In recent years, Wisconsin has routinely ranked among the bottom of Midwest states in retaining millennials, and as a result has significant workforce shortages in some sectors.
Walker, who floated the idea last month at an alumni event, has officially released a plan to give up to $1,000 annually for five years to state graduates to combat student debt.
“The New Graduate Tax Credit ensures Wisconsin’s graduates and Wisconsin residents receiving their postsecondary education out of state have an incentive to stay in Wisconsin, or return home to Wisconsin upon graduation,” the governor’s policy paper reads.
To receive the new tax credit, Walker proposes that a graduate must have attended a university in the state, received at least a two-year degree, lived here for at least a year already and be earning income.
Though the proposal emphasizes the credit’s potential benefit to those with student debt, a whopping 67 percent of graduates, it would also be available to those without debt.
The plan to encourage young workers to stay in Wisconsin comes as part of a larger effort, as just earlier this year the state OK’d a multimillion-dollar ad campaign to attract millenials from surrounding states, like Illinois and Minnesota.
Walker has emphasized new education policy proposals — like a renewed tuition freeze — in his reelection campaign, especially since Democrats selected state Superintendent Tony Evers, who has long accused Walker of inaction on college affordability, as his opponent.

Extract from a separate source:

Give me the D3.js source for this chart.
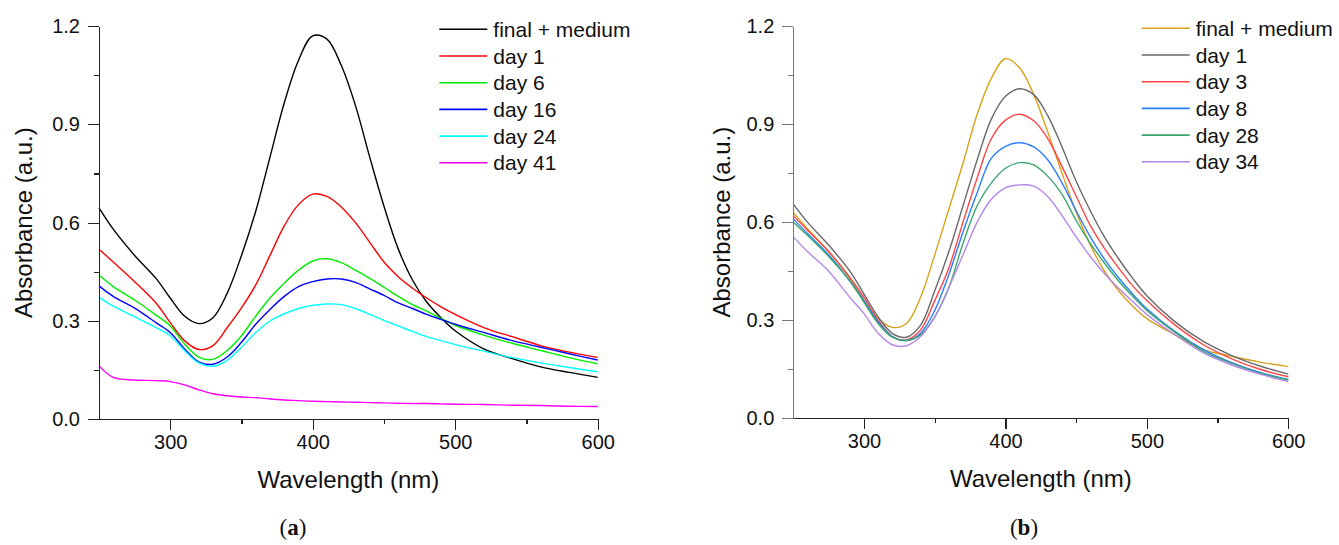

“As a member of the Board of Regents, Tony has seen firsthand the damage Scott Walker has inflicted on higher education in Wisconsin,” Evers’ campaign manager Maggie Gau told The Daily Cardinal. “He’s cut more from our UW System than almost any other Governor in the country. When other states began reinvesting in higher education, Wisconsin chose not to and it’s resulted in fewer classes and quality educators for our kids.